### REQUIRED TASK
Reproduce the data below in full and exclude every picture.

### COLLECTED MATERIAL
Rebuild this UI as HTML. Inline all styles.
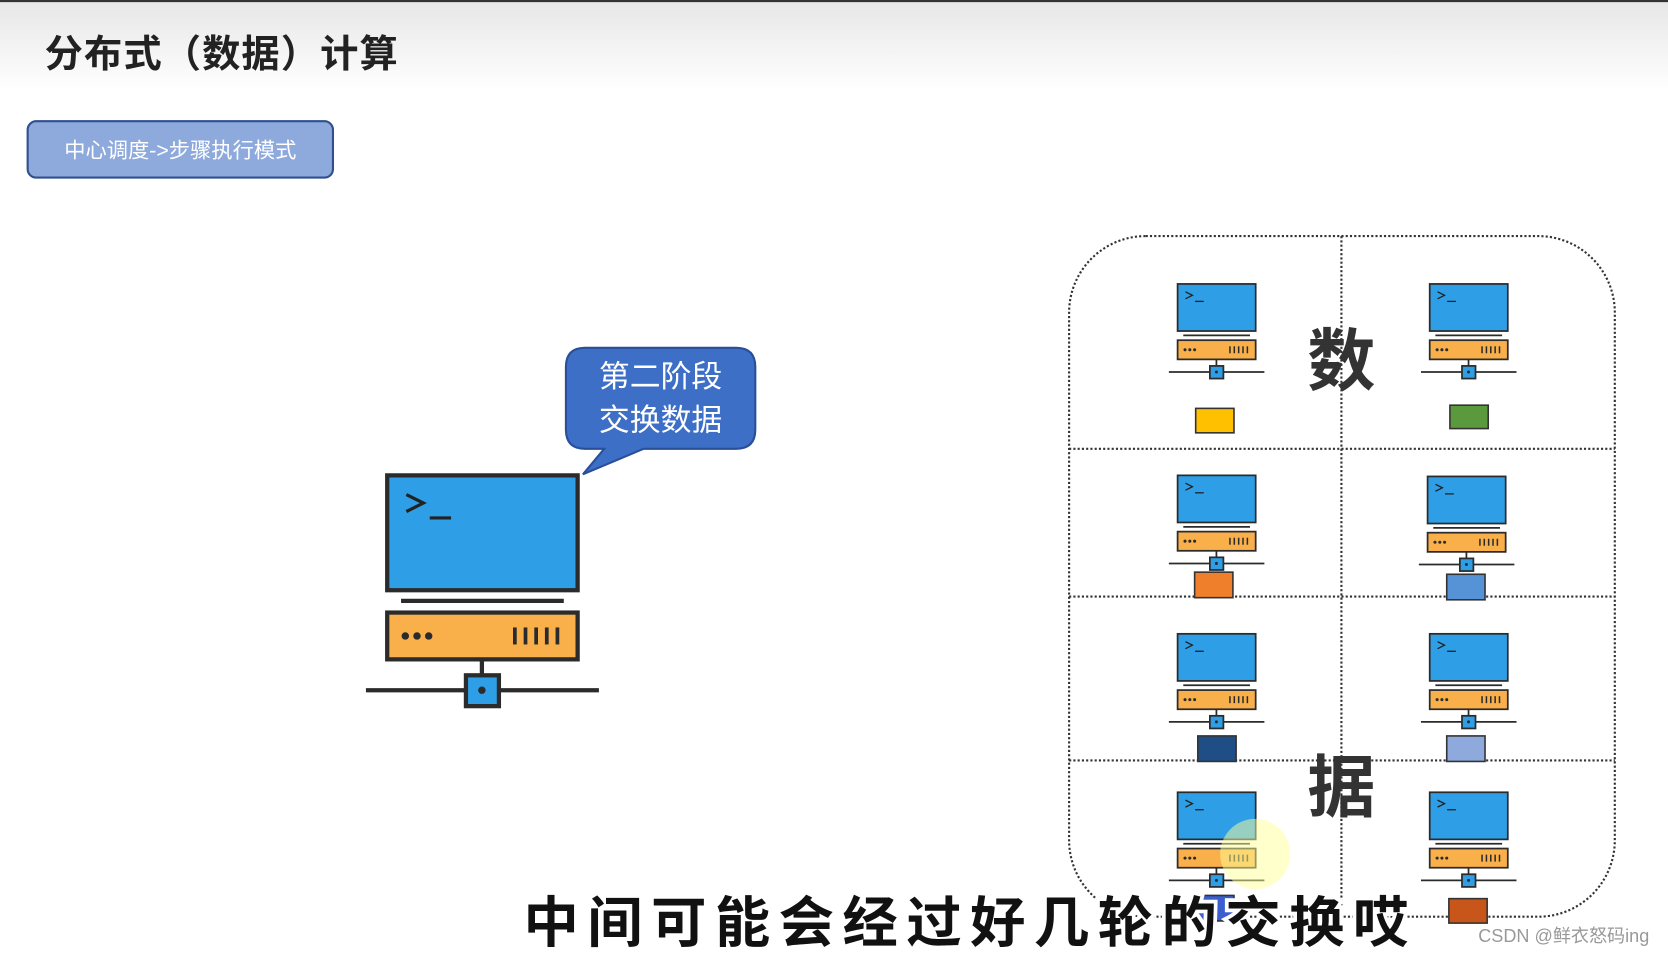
<!DOCTYPE html>
<html><head><meta charset="utf-8"><style>
html,body{margin:0;padding:0;background:#fff;}
svg{display:block;}
text{font-family:"Liberation Sans","Noto Sans CJK SC",sans-serif;}
</style></head><body>
<svg width="1668" height="955" viewBox="0 0 1568 898" preserveAspectRatio="none" xmlns="http://www.w3.org/2000/svg">
<defs>
<linearGradient id="hd" x1="0" y1="0" x2="0" y2="1">
<stop offset="0" stop-color="#e6e6e6"/><stop offset="1" stop-color="#ffffff"/>
</linearGradient>
<g id="pc">
<rect x="0" y="0" width="179" height="108" fill="#2e9fe6" stroke="#2b2b2b" stroke-width="4"/>
<polyline points="18,18 34,26 18,34" fill="none" stroke="#222" stroke-width="3"/>
<line x1="40" y1="40" x2="60" y2="40" stroke="#222" stroke-width="3"/>
<line x1="13" y1="118" x2="166" y2="118" stroke="#2b2b2b" stroke-width="4"/>
<rect x="0" y="129" width="179" height="44" fill="#f9b04b" stroke="#2b2b2b" stroke-width="4"/>
<circle cx="17" cy="151" r="3.5" fill="#2b2b2b"/><circle cx="28" cy="151" r="3.5" fill="#2b2b2b"/><circle cx="39" cy="151" r="3.5" fill="#2b2b2b"/>
<g stroke="#2b2b2b" stroke-width="3.5"><line x1="120" y1="143" x2="120" y2="159"/><line x1="130" y1="143" x2="130" y2="159"/><line x1="140" y1="143" x2="140" y2="159"/><line x1="150" y1="143" x2="150" y2="159"/><line x1="160" y1="143" x2="160" y2="159"/></g>
<line x1="89" y1="173" x2="89" y2="188" stroke="#2b2b2b" stroke-width="4"/>
<line x1="-20" y1="202" x2="199" y2="202" stroke="#2b2b2b" stroke-width="4"/>
<rect x="74" y="188" width="31" height="29" fill="#2e9fe6" stroke="#2b2b2b" stroke-width="4"/>
<circle cx="89" cy="202" r="3.5" fill="#2b2b2b"/>
</g>
</defs>
<rect x="0" y="0" width="1568" height="898" fill="#fff"/>
<rect x="0" y="0" width="1568" height="85" fill="url(#hd)"/>
<rect x="0" y="0" width="1568" height="2" fill="#333"/>
<text x="42" y="63" font-size="36" font-weight="bold" fill="#222" letter-spacing="1">分布式（数据）计算</text>
<rect x="26" y="114" width="287" height="53" rx="8" fill="#8eaadc" stroke="#2f4f8f" stroke-width="2"/>
<text x="169.5" y="148" font-size="20" fill="#fff" text-anchor="middle">中心调度-&gt;步骤执行模式</text>

<use href="#pc" transform="translate(364,447)"/>
<path d="M550,327 H692 Q710,327 710,345 V404 Q710,422 692,422 H605 L548,446 L568,422 H550 Q532,422 532,404 V345 Q532,327 550,327 Z" fill="#3d6fc7" stroke="#2a4f99" stroke-width="2"/>
<text x="621" y="364" font-size="29" fill="#fff" text-anchor="middle">第二阶段</text>
<text x="621" y="405" font-size="29" fill="#fff" text-anchor="middle">交换数据</text>

<rect x="1005" y="222" width="513" height="640" rx="72" fill="none" stroke="#333" stroke-width="2" stroke-dasharray="2,2"/>
<g stroke="#333" stroke-width="2" stroke-dasharray="2,2">
<line x1="1261" y1="222" x2="1261" y2="862"/>
<line x1="1005" y1="422" x2="1518" y2="422"/>
<line x1="1005" y1="561" x2="1518" y2="561"/>
<line x1="1005" y1="715" x2="1518" y2="715"/>
</g>
<use href="#pc" transform="translate(1107,267) scale(0.41)"/>
<use href="#pc" transform="translate(1344,267) scale(0.41)"/>
<use href="#pc" transform="translate(1107,447) scale(0.41)"/>
<use href="#pc" transform="translate(1342,448) scale(0.41)"/>
<use href="#pc" transform="translate(1107,596) scale(0.41)"/>
<use href="#pc" transform="translate(1344,596) scale(0.41)"/>
<use href="#pc" transform="translate(1107,745) scale(0.41)"/>
<use href="#pc" transform="translate(1344,745) scale(0.41)"/>
<g stroke="#333" stroke-width="1.5">
<rect x="1124" y="384" width="36" height="23" fill="#ffc000"/>
<rect x="1363" y="381" width="36" height="22" fill="#5a9a3c"/>
<rect x="1123" y="538" width="36" height="24" fill="#f07f2c"/>
<rect x="1360" y="540" width="36" height="24" fill="#5592d6"/>
<rect x="1126" y="692" width="36" height="24" fill="#1f4e86"/>
<rect x="1360" y="692" width="36" height="24" fill="#8eaadc"/>
<rect x="1126" y="842" width="34" height="24" fill="#3b5fcf"/>
<rect x="1362" y="845" width="36" height="23" fill="#c8561a"/>
</g>
<text x="1261" y="362" font-size="64" font-weight="bold" fill="#333" text-anchor="middle">数</text>
<text x="1261" y="763" font-size="64" font-weight="bold" fill="#333" text-anchor="middle">据</text>
<circle cx="1180" cy="803" r="33" fill="#ffff99" opacity="0.5"/>

<text x="912" y="886" font-size="52" font-weight="bold" fill="#111" stroke="#fff" stroke-width="7" paint-order="stroke" text-anchor="middle" letter-spacing="8">中间可能会经过好几轮的交换哎</text>
<text x="1470" y="886" font-size="17" fill="#999" stroke="#fff" stroke-width="2" paint-order="stroke" text-anchor="middle">CSDN @鲜衣怒码ing</text>
</svg>
</body></html>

### FULL RESPONSE
Rebuild this UI as HTML. Inline all styles.
<!DOCTYPE html>
<html><head><meta charset="utf-8"><style>
html,body{margin:0;padding:0;background:#fff;}
svg{display:block;}
text{font-family:"Liberation Sans","Noto Sans CJK SC",sans-serif;}
</style></head><body>
<svg width="1668" height="955" viewBox="0 0 1568 898" preserveAspectRatio="none" xmlns="http://www.w3.org/2000/svg">
<defs>
<linearGradient id="hd" x1="0" y1="0" x2="0" y2="1">
<stop offset="0" stop-color="#e6e6e6"/><stop offset="1" stop-color="#ffffff"/>
</linearGradient>
<g id="pc">
<rect x="0" y="0" width="179" height="108" fill="#2e9fe6" stroke="#2b2b2b" stroke-width="4"/>
<polyline points="18,18 34,26 18,34" fill="none" stroke="#222" stroke-width="3"/>
<line x1="40" y1="40" x2="60" y2="40" stroke="#222" stroke-width="3"/>
<line x1="13" y1="118" x2="166" y2="118" stroke="#2b2b2b" stroke-width="4"/>
<rect x="0" y="129" width="179" height="44" fill="#f9b04b" stroke="#2b2b2b" stroke-width="4"/>
<circle cx="17" cy="151" r="3.5" fill="#2b2b2b"/><circle cx="28" cy="151" r="3.5" fill="#2b2b2b"/><circle cx="39" cy="151" r="3.5" fill="#2b2b2b"/>
<g stroke="#2b2b2b" stroke-width="3.5"><line x1="120" y1="143" x2="120" y2="159"/><line x1="130" y1="143" x2="130" y2="159"/><line x1="140" y1="143" x2="140" y2="159"/><line x1="150" y1="143" x2="150" y2="159"/><line x1="160" y1="143" x2="160" y2="159"/></g>
<line x1="89" y1="173" x2="89" y2="188" stroke="#2b2b2b" stroke-width="4"/>
<line x1="-20" y1="202" x2="199" y2="202" stroke="#2b2b2b" stroke-width="4"/>
<rect x="74" y="188" width="31" height="29" fill="#2e9fe6" stroke="#2b2b2b" stroke-width="4"/>
<circle cx="89" cy="202" r="3.5" fill="#2b2b2b"/>
</g>
</defs>
<rect x="0" y="0" width="1568" height="898" fill="#fff"/>
<rect x="0" y="0" width="1568" height="85" fill="url(#hd)"/>
<rect x="0" y="0" width="1568" height="2" fill="#333"/>
<text x="42" y="63" font-size="36" font-weight="bold" fill="#222" letter-spacing="1">分布式（数据）计算</text>
<rect x="26" y="114" width="287" height="53" rx="8" fill="#8eaadc" stroke="#2f4f8f" stroke-width="2"/>
<text x="169.5" y="148" font-size="20" fill="#fff" text-anchor="middle">中心调度-&gt;步骤执行模式</text>

<use href="#pc" transform="translate(364,447)"/>
<path d="M550,327 H692 Q710,327 710,345 V404 Q710,422 692,422 H605 L548,446 L568,422 H550 Q532,422 532,404 V345 Q532,327 550,327 Z" fill="#3d6fc7" stroke="#2a4f99" stroke-width="2"/>
<text x="621" y="364" font-size="29" fill="#fff" text-anchor="middle">第二阶段</text>
<text x="621" y="405" font-size="29" fill="#fff" text-anchor="middle">交换数据</text>

<rect x="1005" y="222" width="513" height="640" rx="72" fill="none" stroke="#333" stroke-width="2" stroke-dasharray="2,2"/>
<g stroke="#333" stroke-width="2" stroke-dasharray="2,2">
<line x1="1261" y1="222" x2="1261" y2="862"/>
<line x1="1005" y1="422" x2="1518" y2="422"/>
<line x1="1005" y1="561" x2="1518" y2="561"/>
<line x1="1005" y1="715" x2="1518" y2="715"/>
</g>
<use href="#pc" transform="translate(1107,267) scale(0.41)"/>
<use href="#pc" transform="translate(1344,267) scale(0.41)"/>
<use href="#pc" transform="translate(1107,447) scale(0.41)"/>
<use href="#pc" transform="translate(1342,448) scale(0.41)"/>
<use href="#pc" transform="translate(1107,596) scale(0.41)"/>
<use href="#pc" transform="translate(1344,596) scale(0.41)"/>
<use href="#pc" transform="translate(1107,745) scale(0.41)"/>
<use href="#pc" transform="translate(1344,745) scale(0.41)"/>
<g stroke="#333" stroke-width="1.5">
<rect x="1124" y="384" width="36" height="23" fill="#ffc000"/>
<rect x="1363" y="381" width="36" height="22" fill="#5a9a3c"/>
<rect x="1123" y="538" width="36" height="24" fill="#f07f2c"/>
<rect x="1360" y="540" width="36" height="24" fill="#5592d6"/>
<rect x="1126" y="692" width="36" height="24" fill="#1f4e86"/>
<rect x="1360" y="692" width="36" height="24" fill="#8eaadc"/>
<rect x="1126" y="842" width="34" height="24" fill="#3b5fcf"/>
<rect x="1362" y="845" width="36" height="23" fill="#c8561a"/>
</g>
<text x="1261" y="362" font-size="64" font-weight="bold" fill="#333" text-anchor="middle">数</text>
<text x="1261" y="763" font-size="64" font-weight="bold" fill="#333" text-anchor="middle">据</text>
<circle cx="1180" cy="803" r="33" fill="#ffff99" opacity="0.5"/>

<text x="912" y="886" font-size="52" font-weight="bold" fill="#111" stroke="#fff" stroke-width="7" paint-order="stroke" text-anchor="middle" letter-spacing="8">中间可能会经过好几轮的交换哎</text>
<text x="1470" y="886" font-size="17" fill="#999" stroke="#fff" stroke-width="2" paint-order="stroke" text-anchor="middle">CSDN @鲜衣怒码ing</text>
</svg>
</body></html>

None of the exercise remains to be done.